I found out today that so distrusting is the Home Office that it has arranged with a South African agency to call Ann and her birth mother to check out the detailed information supplied by the Omondis. I cannot believe that we would trust a member of the armed forces to go and put his life on the line for us, yet we cannot trust the information that he and his family are directly supplying here in the UK. What does that say?
“Your Army needs you” is a recruitment call-out, and the website details many benefits of joining, including promises of child and adult safeguarding and support for emotional wellbeing, all of which is sanctioned and promoted by the Ministry of Defence. Those promises will seem pretty hollow if the UK Government fail to do the right thing by someone whom they have called on to serve for them. Let us expedite this case so that this family can be reunited. The Tory Chair of the Foreign Affairs Committee, a former lieutenant colonel in the British Army, said:
“Commonwealth troops should be able to bring their kids to Britain. If they fight for us, they should be able to live with us.”
Veterans Aid responded to my note this morning by saying:
“Since 2007 we have interacted with nearly 700 Foreign & Commonwealth veterans seeking help with status issues.

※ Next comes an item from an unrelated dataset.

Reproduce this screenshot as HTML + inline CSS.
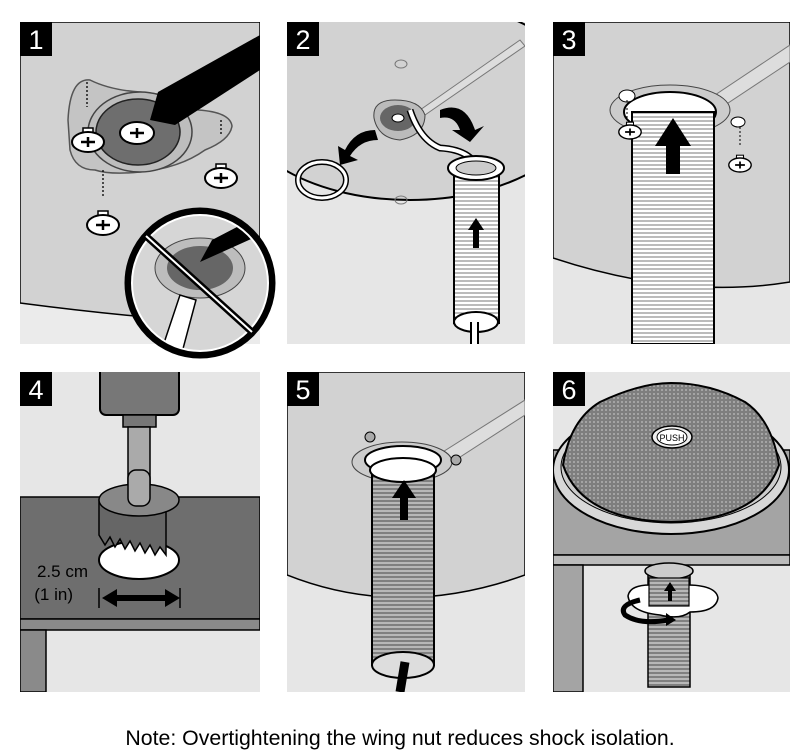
<!DOCTYPE html>
<html><head><meta charset="utf-8"><style>
html,body{margin:0;padding:0;background:#fff;width:800px;height:754px;overflow:hidden}
svg{display:block}
</style></head><body>
<svg width="800" height="754" viewBox="0 0 800 754" xmlns="http://www.w3.org/2000/svg">
<defs>
<pattern id="ribW" width="6" height="4" patternUnits="userSpaceOnUse"><rect width="6" height="4" fill="#fff"/><line x1="0" y1="1" x2="6" y2="1" stroke="#777" stroke-width="1"/></pattern>
<pattern id="ribG" width="6" height="4" patternUnits="userSpaceOnUse"><rect width="6" height="4" fill="#b8b8b8"/><line x1="0" y1="1" x2="6" y2="1" stroke="#5a5a5a" stroke-width="1.2"/></pattern>
<pattern id="mesh" width="4" height="4" patternUnits="userSpaceOnUse"><rect width="4" height="4" fill="#7e7e7e"/><circle cx="2" cy="2" r="0.9" fill="#c0c0c0"/></pattern>
<clipPath id="c1"><rect x="20" y="22" width="240" height="322"/></clipPath>
<clipPath id="c2"><rect x="287" y="22" width="238" height="322"/></clipPath>
<clipPath id="c3"><rect x="553" y="22" width="237" height="322"/></clipPath>
<clipPath id="c4"><rect x="20" y="372" width="240" height="320"/></clipPath>
<clipPath id="c5"><rect x="287" y="372" width="238" height="320"/></clipPath>
<clipPath id="c6"><rect x="553" y="372" width="237" height="320"/></clipPath>
<clipPath id="pc"><circle cx="200" cy="283" r="72"/></clipPath>
<g id="screw"><rect x="-5" y="-14" width="10" height="10" fill="#fff" stroke="#000" stroke-width="1.5"/><ellipse cx="0" cy="0" rx="16" ry="10" fill="#fff" stroke="#000" stroke-width="2"/><path d="M-7 0h14M0-5v10" stroke="#000" stroke-width="2.5"/></g>
</defs>

<!-- Panel 1 -->
<g clip-path="url(#c1)">
<rect x="20" y="22" width="240" height="322" fill="#ebebeb"/>
<path d="M20 22H260V325Q150 320 20 303Z" fill="#d2d2d2" stroke="#000" stroke-width="1.5"/>
<path d="M68 120Q70 78 90 80Q110 90 140 92Q180 95 198 110Q230 112 232 126Q230 140 205 150Q180 168 140 172Q110 175 95 170Q75 170 70 150Z" fill="#c4c4c4" stroke="#555" stroke-width="1.5"/>
<ellipse cx="140" cy="132" rx="52" ry="40" fill="#bdbdbd" stroke="#444" stroke-width="1.5"/>
<ellipse cx="138" cy="132" rx="42" ry="33" fill="#6e6e6e" stroke="#222" stroke-width="1.5"/>
<ellipse cx="137" cy="133" rx="17" ry="11" fill="#fff" stroke="#000" stroke-width="2"/>
<path d="M130 133h14M137 128v10" stroke="#000" stroke-width="2.5"/>
<path d="M150 120L158 92L260 35V70L175 125Z" fill="#000"/>
<path d="M87 82v25M221 120v14M103 170v28" stroke="#000" stroke-width="1.3" stroke-dasharray="2,2"/>
<use href="#screw" x="88" y="142"/>
<use href="#screw" x="221" y="178"/>
<use href="#screw" x="103" y="225"/>
</g>
<circle cx="200" cy="283" r="72" fill="#d6d6d6"/>
<g clip-path="url(#pc)">
<ellipse cx="200" cy="268" rx="45" ry="30" fill="#bdbdbd" stroke="#444"/>
<ellipse cx="200" cy="268" rx="33" ry="22" fill="#666"/>
<path d="M200 262L212 240L260 215V235Z" fill="#000"/>
<path d="M160 355L180 295L196 300L180 360Z" fill="#fff" stroke="#000" stroke-width="1.5"/>
</g>
<circle cx="200" cy="283" r="72" fill="none" stroke="#000" stroke-width="7"/>
<circle cx="200" cy="283" r="68" fill="none" stroke="#fff" stroke-width="2"/>
<line x1="146" y1="236" x2="252" y2="332" stroke="#000" stroke-width="7"/>
<line x1="146" y1="236" x2="252" y2="332" stroke="#fff" stroke-width="2"/>
<rect x="20" y="22" width="32" height="34" fill="#000"/>
<text x="36" y="49" font-family="Liberation Sans, sans-serif" font-size="27" fill="#fff" text-anchor="middle">1</text>

<!-- Panel 2 -->
<g clip-path="url(#c2)">
<rect x="287" y="22" width="238" height="322" fill="#e6e6e6"/>
<ellipse cx="410" cy="100" rx="175" ry="100" fill="#d2d2d2" stroke="#000" stroke-width="2"/>
<ellipse cx="401" cy="64" rx="6" ry="4" fill="none" stroke="#777"/>
<ellipse cx="401" cy="200" rx="6" ry="4" fill="none" stroke="#777"/>
<path d="M420 110L520 40L525 46L425 115Z" fill="#ddd" stroke="#777"/>
<path d="M374 118Q372 100 395 100Q420 100 425 115Q425 135 400 140Q378 138 374 118Z" fill="#bbb" stroke="#444"/>
<ellipse cx="398" cy="118" rx="18" ry="13" fill="#666"/>
<ellipse cx="398" cy="118" rx="6" ry="4" fill="#fff" stroke="#000"/>
<path d="M410 110Q420 140 440 148Q475 150 480 175" fill="none" stroke="#000" stroke-width="7"/>
<path d="M410 110Q420 140 440 148Q475 150 480 175" fill="none" stroke="#fff" stroke-width="4"/>
<path d="M440 110Q465 100 475 130L484 126L470 142L452 130L460 130Q455 115 440 118Z" fill="#000"/>
<path d="M375 130Q355 130 345 150L338 146L340 165L358 160L350 156Q360 140 378 140Z" fill="#000"/>
<ellipse cx="322" cy="180" rx="24" ry="18" fill="none" stroke="#000" stroke-width="6"/>
<ellipse cx="322" cy="180" rx="24" ry="18" fill="none" stroke="#fff" stroke-width="3"/>
<rect x="454" y="168" width="45" height="155" fill="url(#ribW)" stroke="#000" stroke-width="2"/>
<ellipse cx="476" cy="168" rx="28" ry="12" fill="#fff" stroke="#000" stroke-width="2"/>
<ellipse cx="476" cy="168" rx="20" ry="7" fill="#ccc" stroke="#000"/>
<ellipse cx="476" cy="322" rx="22" ry="10" fill="#fff" stroke="#000" stroke-width="2"/>
<path d="M471 322V344M478 322V344" stroke="#000" stroke-width="2"/>
<rect x="472" y="322" width="5" height="22" fill="#fff"/>
<path d="M476 218l-8 12h5v18h6v-18h5z" fill="#000"/>
</g>
<rect x="287" y="22" width="32" height="34" fill="#000"/>
<text x="303" y="49" font-family="Liberation Sans, sans-serif" font-size="27" fill="#fff" text-anchor="middle">2</text>

<!-- Panel 3 -->
<g clip-path="url(#c3)">
<rect x="553" y="22" width="237" height="322" fill="#e6e6e6"/>
<path d="M553 22H790V282Q680 300 553 258Z" fill="#d2d2d2" stroke="#000" stroke-width="1.5"/>
<path d="M700 105L790 45V62L710 115Z" fill="#ddd" stroke="#777"/>
<ellipse cx="670" cy="110" rx="60" ry="25" fill="#ccc" stroke="#444"/>
<ellipse cx="670" cy="112" rx="46" ry="20" fill="#fff" stroke="#000" stroke-width="2"/>
<rect x="632" y="112" width="82" height="232" fill="url(#ribW)" stroke="#000" stroke-width="2"/>
<path d="M673 118l-18 28h11v28h14v-28h11z" fill="#000"/>
<ellipse cx="627" cy="96" rx="8" ry="6" fill="#fff" stroke="#000"/>
<use href="#screw" x="630" y="132" transform="translate(630 132) scale(0.7) translate(-630 -132)"/>
<ellipse cx="738" cy="122" rx="7" ry="5" fill="#fff" stroke="#000"/>
<path d="M627 100v20M740 127v20" stroke="#000" stroke-dasharray="2,2"/>
<use href="#screw" x="740" y="165" transform="translate(740 165) scale(0.7) translate(-740 -165)"/>
</g>
<rect x="553" y="22" width="32" height="34" fill="#000"/>
<text x="569" y="49" font-family="Liberation Sans, sans-serif" font-size="27" fill="#fff" text-anchor="middle">3</text>

<!-- Panel 4 -->
<g clip-path="url(#c4)">
<rect x="20" y="372" width="240" height="320" fill="#e6e6e6"/>
<rect x="20" y="497" width="240" height="122" fill="#6e6e6e" stroke="#000" stroke-width="1.5"/>
<rect x="20" y="619" width="240" height="11" fill="#8a8a8a" stroke="#000" stroke-width="1.5"/>
<rect x="20" y="630" width="26" height="62" fill="#8a8a8a" stroke="#000" stroke-width="1.5"/>
<rect x="100" y="365" width="79" height="50" rx="6" fill="#777" stroke="#000" stroke-width="2"/>
<rect x="123" y="415" width="33" height="12" fill="#777" stroke="#000" stroke-width="1.5"/>
<rect x="128" y="427" width="22" height="80" fill="#aaa" stroke="#000" stroke-width="1.5"/>
<ellipse cx="139" cy="560" rx="40" ry="19" fill="#fff" stroke="#000" stroke-width="2"/>
<path d="M99 500v35l6 10l5-8l5 10l5-8l5 10l5-8l5 10l5-8l5 10l5-8l5 10l5-8l6 8V500Z" fill="#666" stroke="#000" stroke-width="1.5"/>
<ellipse cx="139" cy="500" rx="40" ry="16" fill="#888" stroke="#000" stroke-width="1.5"/>
<rect x="128" y="470" width="22" height="36" rx="8" fill="#aaa" stroke="#000" stroke-width="1.5"/>
<path d="M99 588v20M180 588v20" stroke="#000" stroke-width="1.5"/>
<path d="M102 598l15-9v6h48v-6l15 9l-15 9v-6h-48v6z" fill="#000"/>
<text x="88" y="577" font-family="Liberation Sans, sans-serif" font-size="17" fill="#000" text-anchor="end">2.5 cm</text>
<text x="73" y="600" font-family="Liberation Sans, sans-serif" font-size="17" fill="#000" text-anchor="end">(1 in)</text>
</g>
<rect x="20" y="372" width="32" height="34" fill="#000"/>
<text x="36" y="399" font-family="Liberation Sans, sans-serif" font-size="27" fill="#fff" text-anchor="middle">4</text>

<!-- Panel 5 -->
<g clip-path="url(#c5)">
<rect x="287" y="372" width="238" height="320" fill="#e6e6e6"/>
<path d="M287 372H525V575Q400 620 287 575Z" fill="#d2d2d2" stroke="#000" stroke-width="1.5"/>
<path d="M430 460L525 400V415L440 470Z" fill="#ddd" stroke="#777"/>
<ellipse cx="402" cy="462" rx="50" ry="20" fill="#ccc" stroke="#444"/>
<circle cx="370" cy="437" r="5" fill="#aaa" stroke="#000"/>
<circle cx="456" cy="460" r="5" fill="#aaa" stroke="#000"/>
<ellipse cx="403" cy="460" rx="38" ry="14" fill="#fff" stroke="#000" stroke-width="2"/>
<rect x="372" y="470" width="62" height="195" fill="url(#ribG)" stroke="#000" stroke-width="2"/>
<ellipse cx="403" cy="470" rx="33" ry="12" fill="#fff" stroke="#000" stroke-width="2"/>
<ellipse cx="403" cy="665" rx="31" ry="13" fill="#ddd" stroke="#000" stroke-width="2"/>
<path d="M405 662L400 692" stroke="#000" stroke-width="9"/>
<path d="M404 480l-12 18h8v22h8v-22h8z" fill="#000"/>
</g>
<rect x="287" y="372" width="32" height="34" fill="#000"/>
<text x="303" y="399" font-family="Liberation Sans, sans-serif" font-size="27" fill="#fff" text-anchor="middle">5</text>

<!-- Panel 6 -->
<g clip-path="url(#c6)">
<rect x="553" y="372" width="237" height="320" fill="#e6e6e6"/>
<rect x="553" y="450" width="237" height="105" fill="#a4a4a4" stroke="#000" stroke-width="1.5"/>
<rect x="553" y="555" width="237" height="10" fill="#bbb" stroke="#000" stroke-width="1.5"/>
<rect x="553" y="565" width="30" height="127" fill="#a4a4a4" stroke="#000" stroke-width="1.5"/>
<ellipse cx="671" cy="470" rx="118" ry="64" fill="#d8d8d8" stroke="#000" stroke-width="2"/>
<ellipse cx="671" cy="467" rx="110" ry="56" fill="#ccc" stroke="#000" stroke-width="1"/>
<path d="M563 465Q570 420 600 402Q640 383 671 383Q710 383 745 402Q772 420 779 465Q760 520 671 522Q582 520 563 465Z" fill="url(#mesh)" stroke="#000" stroke-width="2"/>
<ellipse cx="672" cy="437" rx="20" ry="11" fill="#eee" stroke="#000" stroke-width="1.5"/>
<ellipse cx="672" cy="437" rx="15" ry="8" fill="#fff" stroke="#000" stroke-width="1"/>
<text x="672" y="441" font-family="Liberation Sans, sans-serif" font-size="9" fill="#000" text-anchor="middle">PUSH</text>
<rect x="648" y="575" width="42" height="112" fill="url(#ribG)" stroke="#000" stroke-width="1.5"/>
<ellipse cx="669" cy="571" rx="24" ry="8" fill="#ccc" stroke="#000" stroke-width="1.5"/>
<path d="M628 596Q630 585 650 585Q660 578 680 585Q716 584 718 598Q716 612 690 612Q680 620 660 615Q630 612 628 596Z" fill="#fff" stroke="#000" stroke-width="1.5"/>
<rect x="649" y="578" width="40" height="28" fill="url(#ribG)" stroke="#000" stroke-width="1.2"/>
<path d="M670 582l-6 9h4v10h4v-10h4z" fill="#000"/>
<path d="M640 600Q618 605 625 615Q640 625 668 620" fill="none" stroke="#000" stroke-width="5"/>
<path d="M666 613l10 7l-10 6z" fill="#000"/>
</g>
<rect x="553" y="372" width="32" height="34" fill="#000"/>
<text x="569" y="399" font-family="Liberation Sans, sans-serif" font-size="27" fill="#fff" text-anchor="middle">6</text>

<text x="400" y="745" font-family="Liberation Sans, sans-serif" font-size="21.3" fill="#000" text-anchor="middle">Note: Overtightening the wing nut reduces shock isolation.</text>
</svg>
</body></html>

These range from regularisation of their own status to complicated appeals to reunite, or keep together, families. Indeed during 2012-14 —well before the scale of the Windrush debacle was revealed—we highlighted two landmark cases that effected a change in the law.”
More recently, in a case remarkably similar to the one that I have described, Veterans Aid
“successfully helped to reunite a father from Sierra Leone with his daughter. It took nine months to resolve.”

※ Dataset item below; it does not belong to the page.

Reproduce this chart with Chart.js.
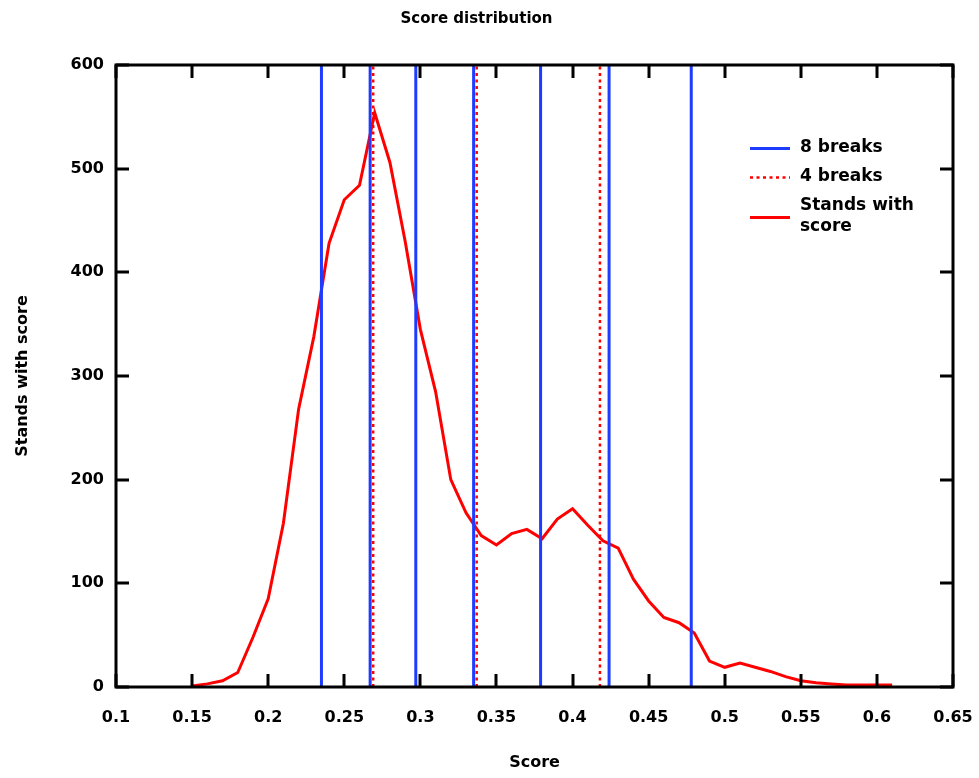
<!DOCTYPE html>
<html>
<head>
<meta charset="utf-8">
<script src="https://cdn.jsdelivr.net/npm/chart.js@4/dist/chart.umd.min.js"></script>
<style>
  html, body { margin: 0; padding: 0; background: #ffffff; }
  #wrap { width: 979px; height: 778px; position: relative; }
</style>
</head>
<body>
<div id="wrap"><canvas id="c"></canvas></div>
<script>
// ---------- data ----------
const titleText = 'Score distribution';
const xTitle = 'Score';
const yTitle = 'Stands with score';

const scores = [0.15, 0.16, 0.17, 0.18, 0.19, 0.20, 0.21, 0.22, 0.23, 0.24,
                0.25, 0.26, 0.27, 0.28, 0.29, 0.30, 0.31, 0.32, 0.33, 0.34,
                0.35, 0.36, 0.37, 0.38, 0.39, 0.40, 0.41, 0.42, 0.43, 0.44,
                0.45, 0.46, 0.47, 0.48, 0.49, 0.50, 0.51, 0.52, 0.53, 0.54,
                0.55, 0.56, 0.57, 0.58, 0.59, 0.60, 0.61];
const standsWithScore = [1, 3, 6, 14, 48, 85, 158, 268, 338, 428,
                         470, 484, 554, 506, 430, 345, 285, 200, 168, 146,
                         137, 148, 152, 143, 162, 172, 156, 141, 134, 104,
                         83, 67, 62, 52, 25, 19, 23, 19, 15, 10,
                         6, 4, 3, 2, 2, 2, 2];

const breaks8 = [0.235, 0.267, 0.297, 0.335, 0.379, 0.424, 0.478];
const breaks4 = [0.269, 0.337, 0.418];

const xTicks = [0.1, 0.15, 0.2, 0.25, 0.3, 0.35, 0.4, 0.45, 0.5, 0.55, 0.6, 0.65];
const yTicks = [0, 100, 200, 300, 400, 500, 600];

const seriesLabels = ['8 breaks', '4 breaks', 'Stands with score'];

// ---------- build datasets ----------
const yMin = yTicks[0], yMax = yTicks[yTicks.length - 1];
function vlines(arr) {
  const out = [];
  arr.forEach(b => { out.push({x: b, y: yMin}, {x: b, y: yMax}, {x: b, y: null}); });
  return out;
}
const curve = scores.map((s, i) => ({x: s, y: standsWithScore[i]}));

const BLUE = '#1e3cff';
const RED = '#ff0000';
const FONT = '"DejaVu Sans", Verdana, sans-serif';

// inward ticks + frame
const framePlugin = {
  id: 'frame',
  afterDatasetsDraw(chart) {
    const {ctx, chartArea: a, scales} = chart;
    ctx.save();
    ctx.strokeStyle = '#000';
    ctx.lineWidth = 3;
    const tl = 13;
    scales.x.ticks.forEach(t => {
      const px = Math.round(scales.x.getPixelForValue(t.value));
      ctx.beginPath();
      ctx.moveTo(px, a.bottom); ctx.lineTo(px, a.bottom - tl);
      ctx.moveTo(px, a.top); ctx.lineTo(px, a.top + tl);
      ctx.stroke();
    });
    scales.y.ticks.forEach(t => {
      const py = Math.round(scales.y.getPixelForValue(t.value));
      ctx.beginPath();
      ctx.moveTo(a.left, py); ctx.lineTo(a.left + tl, py);
      ctx.moveTo(a.right, py); ctx.lineTo(a.right - tl, py);
      ctx.stroke();
    });
    ctx.lineWidth = 3;
    ctx.strokeRect(a.left, a.top, a.right - a.left, a.bottom - a.top);
    ctx.restore();
  }
};

// legend drawn inside the plot area
const legendPlugin = {
  id: 'inLegend',
  afterDraw(chart) {
    const {ctx, chartArea: a} = chart;
    const x0 = a.right - 203, sampleW = 40, textX = x0 + 50;
    let y = a.top + 83;
    const lineH = 21, gap = 8;
    ctx.save();
    ctx.font = 'bold 17px "DejaVu Sans", Verdana, sans-serif';
    ctx.textBaseline = 'middle';
    ctx.fillStyle = '#000';
    [0, 1, 2].forEach(di => {
      const ds = chart.data.datasets[di];
      const words = ds.label.split(' ');
      const lines = [];
      let cur = '';
      words.forEach(w => {
        const test = cur ? cur + ' ' + w : w;
        if (ctx.measureText(test).width > 125 && cur) { lines.push(cur); cur = w; }
        else cur = test;
      });
      lines.push(cur);
      const sampleY = y + (lines.length - 1) * lineH / 2;
      ctx.save();
      ctx.strokeStyle = ds.borderColor;
      ctx.lineWidth = ds.borderWidth;
      ctx.setLineDash(ds.borderDash || []);
      ctx.beginPath();
      ctx.moveTo(x0, Math.round(sampleY) + 0.5);
      ctx.lineTo(x0 + sampleW, Math.round(sampleY) + 0.5);
      ctx.stroke();
      ctx.restore();
      lines.forEach((ln, k) => ctx.fillText(ln, textX, y + k * lineH));
      y += lines.length * lineH + gap;
    });
    ctx.restore();
  }
};

new Chart(document.getElementById('c'), {
  type: 'line',
  data: {
    datasets: [
      { label: seriesLabels[0], data: vlines(breaks8), borderColor: BLUE, borderWidth: 3,
        pointRadius: 0, spanGaps: false, order: 2 },
      { label: seriesLabels[1], data: vlines(breaks4), borderColor: RED, borderWidth: 2.5,
        borderDash: [3, 3.5], pointRadius: 0, spanGaps: false, order: 1 },
      { label: seriesLabels[2], data: curve, borderColor: RED, borderWidth: 3,
        pointRadius: 0, tension: 0, order: 3 }
    ]
  },
  options: {
    responsive: true,
    maintainAspectRatio: false,
    animation: false,
    layout: { padding: { left: 0, right: 26, top: 0, bottom: 0 } },
    plugins: {
      legend: { display: false },
      tooltip: { enabled: false },
      title: {
        display: true, text: titleText, color: '#000',
        font: { family: FONT, size: 15, weight: 'bold' },
        padding: { top: 10, bottom: 37 }
      }
    },
    scales: {
      x: {
        type: 'linear', min: xTicks[0], max: xTicks[xTicks.length - 1],
        afterBuildTicks: s => { s.ticks = xTicks.map(v => ({ value: v })); },
        ticks: {
          color: '#000', padding: 21, maxRotation: 0, autoSkip: false,
          font: { family: FONT, size: 16, weight: 'bold' },
          callback: v => String(v)
        },
        grid: { display: true, drawOnChartArea: false, drawTicks: false },
        border: { display: false },
        title: {
          display: true, text: xTitle, color: '#000',
          font: { family: FONT, size: 16, weight: 'bold' },
          padding: { top: 15, bottom: 6 }
        },
        afterFit: s => { s.height = 91; s.paddingLeft = 0; s.paddingRight = 0; }
      },
      y: {
        type: 'linear', min: yMin, max: yMax,
        afterBuildTicks: s => { s.ticks = yTicks.map(v => ({ value: v })); },
        ticks: {
          color: '#000', padding: 12,
          font: { family: FONT, size: 16, weight: 'bold' }
        },
        grid: { display: true, drawOnChartArea: false, drawTicks: false },
        border: { display: false },
        title: {
          display: true, text: yTitle, color: '#000',
          font: { family: FONT, size: 16, weight: 'bold' },
          padding: { top: 13, bottom: 0 }
        },
        afterFit: s => { s.width = 116; s.paddingTop = 0; s.paddingBottom = 0; }
      }
    }
  },
  plugins: [framePlugin, legendPlugin]
});
</script>
</body>
</html>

That is not Veterans Aid’s core business, but on the basis of considerable experience with a similar case, it was happy to advise if required. The charity continued:
“Behind each ‘case’ there is a tale of human misery and while the details differ, the causes rarely do. Residency and status regulations are complex and inflexible. Advice to those about to leave the Armed Forces is either not given, or not given a priority. Costs relating to residency and citizenship applications are prohibitively high—and well beyond the budget of a typical former infantry soldier with a family.”
When families are in this country, the difficulties do not end, and they continue when soldiers do manage to be reunited with their families. One such case is that of another constituent of mine, a serving Commonwealth soldier who has done tours in Afghanistan, Kenya, Jordan, Cyprus, Germany, Ireland and France. His wife and stepdaughter applied for naturalisation in September 2017, but there is no decision yet.